Przepiękna malownicza trasa, po drodze można spotkać zwierzęta – łabędzie z młodymi, kaczki, ważki, motyle oraz piękną roślinność np. lilie wodne. Rzeka była bardzo czysta, na dnie były piękne wodorosty. Coś wspaniałego. Nigdy nie byłam na spływie w tak malowniczej okolicy. Ten spływ na długo zapadnie w mojej pamięci i jak na razie jest moim ulubionym. Trasa liczyła 13 km, miała trwać 3.5 h, jednak na kajakach byliśmy w dniu powrotu do Lublina. Mieliśmy jeszcze do domu 400 km, więc trasę kajakiem zrobiliśmy w 2.5 h. Kajaki wypożyczaliśmy w miejscowości Ukta z firmy NEMO. Zostawiliśmy w Ukcie auto, a firma dostarczyła nas na początek trasy. Trasę skończyliśmy przy samochodzie. W czasie spływu zrobiliśmy sobie piknik. Płynęło bardzo dużo rodzin z dziećmi. Była to niedziela i był naprawdę spory „ruch” na rzece. To był dopiero początek sezonu, ale pogoda była piękna. Wypożyczalnia Kajaków Nemo Spływy kajakowe rzeką Krutynia .
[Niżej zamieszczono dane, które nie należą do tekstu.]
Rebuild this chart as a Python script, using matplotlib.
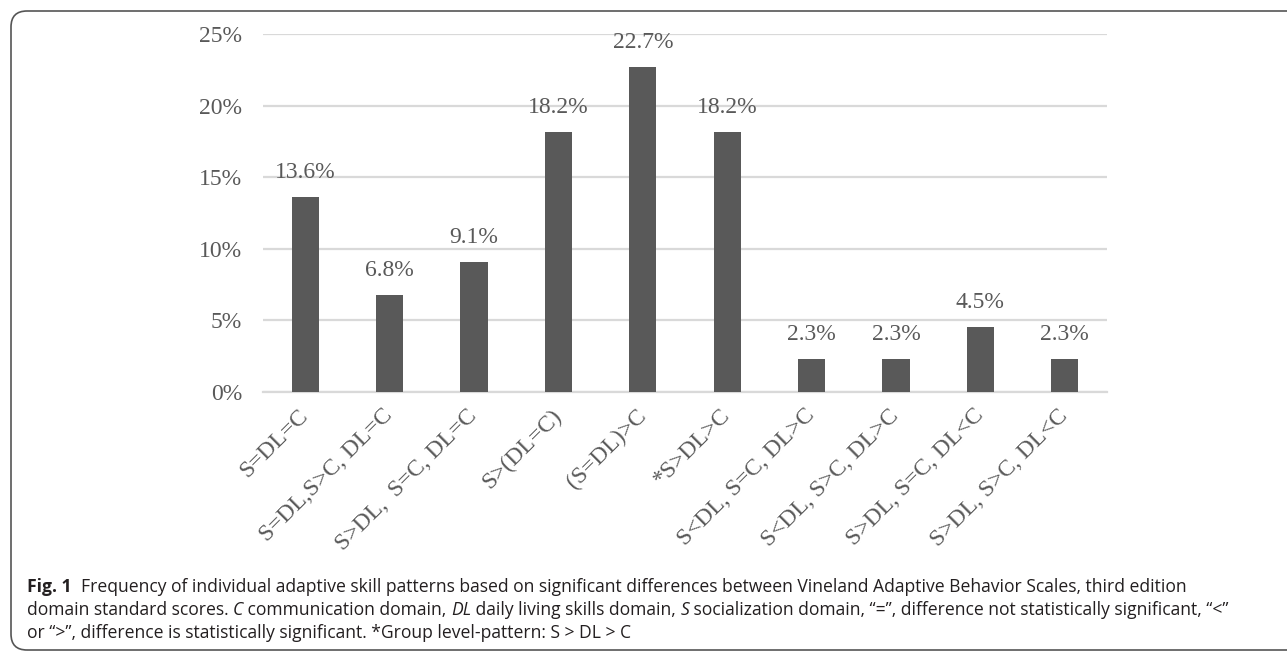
import matplotlib
matplotlib.use("Agg")
import matplotlib.pyplot as plt
from matplotlib.patches import FancyBboxPatch
from matplotlib.transforms import IdentityTransform
from matplotlib.ticker import FuncFormatter

# Frequency of each adaptive skill pattern (percent of sample)
patterns = ["S=DL=C", "S=DL,S>C, DL=C", "S>DL,  S=C, DL=C", "S>(DL=C)", "(S=DL)>C",
            "*S>DL>C", "S<DL, S=C, DL>C", "S<DL, S>C, DL>C", "S>DL, S=C, DL<C",
            "S>DL, S>C, DL<C"]
freq = [13.6, 6.8, 9.1, 18.2, 22.7, 18.2, 2.3, 2.3, 4.5, 2.3]
yticks = [0, 5, 10, 15, 20, 25]

W, H, DPI = 1287, 651, 100
grey = "#595959"
serif = ["Liberation Serif", "DejaVu Serif"]
cap_font = ["Open Sans", "DejaVu Sans"]

fig = plt.figure(figsize=(W / DPI, H / DPI), dpi=DPI)
ax = fig.add_axes([263 / W, 1 - 391.7 / H, (1107 - 263) / W, (391.7 - 34.4) / H])

x = range(len(patterns))
ax.bar(x, freq, width=0.32, color=grey, zorder=3)
for xi, v in zip(x, freq):
    ax.annotate(f"{v:.1f}%", (xi, v), xytext=(0, 10), textcoords="offset points",
                ha="center", va="bottom", fontsize=17, color=grey, family=serif)

ax.set_xlim(-0.5, len(patterns) - 0.5)
ax.set_ylim(0, 25)
ax.set_yticks(yticks)
ax.yaxis.set_major_formatter(FuncFormatter(lambda v, p: f"{v:.0f}%"))
ax.grid(axis="y", color="#d9d9d9", linewidth=1.6, zorder=0)
for s in ["top", "right", "left"]:
    ax.spines[s].set_visible(False)
ax.spines["bottom"].set_color("#d9d9d9")
ax.spines["bottom"].set_linewidth(1.6)
ax.tick_params(axis="y", length=0, pad=15, labelsize=17, labelcolor=grey)
ax.tick_params(axis="x", length=0, pad=15)
ax.set_xticks(list(x))
ax.set_xticklabels(patterns, rotation=45, ha="right", va="center", rotation_mode="anchor",
                   fontsize=17, color=grey)
for lab in ax.get_yticklabels() + ax.get_xticklabels():
    lab.set_family(serif)

# rounded frame around figure + caption
frame = FancyBboxPatch((11, 1), 1320, 639, boxstyle="round,pad=0,rounding_size=16",
                       transform=IdentityTransform(), facecolor="none",
                       edgecolor="#555555", linewidth=1.2)
fig.patches.append(frame)

caption = [
    [("Fig. 1", "bold", "normal"),
     ("  Frequency of individual adaptive skill patterns based on significant differences "
      "between Vineland Adaptive Behavior Scales, third edition", "normal", "normal")],
    [("domain standard scores. ", "normal", "normal"), ("C", "normal", "italic"),
     (" communication domain, ", "normal", "normal"), ("DL", "normal", "italic"),
     (" daily living skills domain, ", "normal", "normal"), ("S", "normal", "italic"),
     (" socialization domain, \u201c=\u201d, difference not statistically significant, \u201c<\u201d",
      "normal", "normal")],
    [("or \u201c>\u201d, difference is statistically significant. *Group level-pattern: S > DL > C",
      "normal", "normal")],
]
baselines = [592, 615, 638]
renderer = fig.canvas.get_renderer()


def draw_line(parts, yb, size, x0=27):
    xpos = x0
    drawn = []
    for txt, weight, style in parts:
        t = fig.text(xpos / W, 1 - yb / H, txt, fontsize=size, family=cap_font,
                     weight=weight, style=style, color="#231f20", va="baseline", ha="left")
        xpos += t.get_window_extent(renderer).width
        drawn.append(t)
    return xpos - x0, drawn


# size the caption so the first line spans the text block
w0, tmp = draw_line(caption[0], baselines[0], 12)
for t in tmp:
    t.remove()
cap_size = 12 * (1180 - 27) / w0

for line, yb in zip(caption, baselines):
    draw_line(line, yb, cap_size)

fig.savefig("out.png", dpi=DPI)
Prosiliście mnie także o szacunkowe koszty, oto one:

Koszty za 4 dniowy pobyt na Mazurach dla 2 osób:

  • Dojazd (z Lublina w dwie strony łącznie zrobiliśmy 800 km) koszt gazu ok. 3.55 zł, czyli ok. 450 zł (nie liczyliśmy tego bardzo dokładnie, to szacunkowy koszt)
  • Jedzenie w restauracjach (z napojami) ok. 300 zł
  • Zakupy w sklepie spożywczy 90 zł (większość rzeczy mieliśmy z naszej szafki z zapasami oraz z zakupów, które robimy w każdym tygodniu. Na wyjazd zdecydowaliśmy się spontanicznie, więc wzięliśmy to co mieliśmy i tak w domu, więc nie jestem w stanie podać kosztu). Jedzenie to też kwestia mocno indywidualna.
  • Kajaki (2 osoby) 80 zł
  • Kemping 68 zł za dobę za osobę (miejsce na namiot, auto, prąd)
  • Prom – 6 zł

Łączny koszt na dwie osoby: 1130 zł

Komentarze: 1

  • Alina

    Ciekawy wpis! Dziękuję, że go przygotowaliście :) Pytałam na insta co i jak, bo zaczęłam w tym roku przygodę z kempingiem. Mocno wam polecam Bory Tucholskie! Jeziora, lasy, mnóstwo tras rowerowych i pieszych. Chętnie się dowiem jaki zabieracie sprzęt na kemping.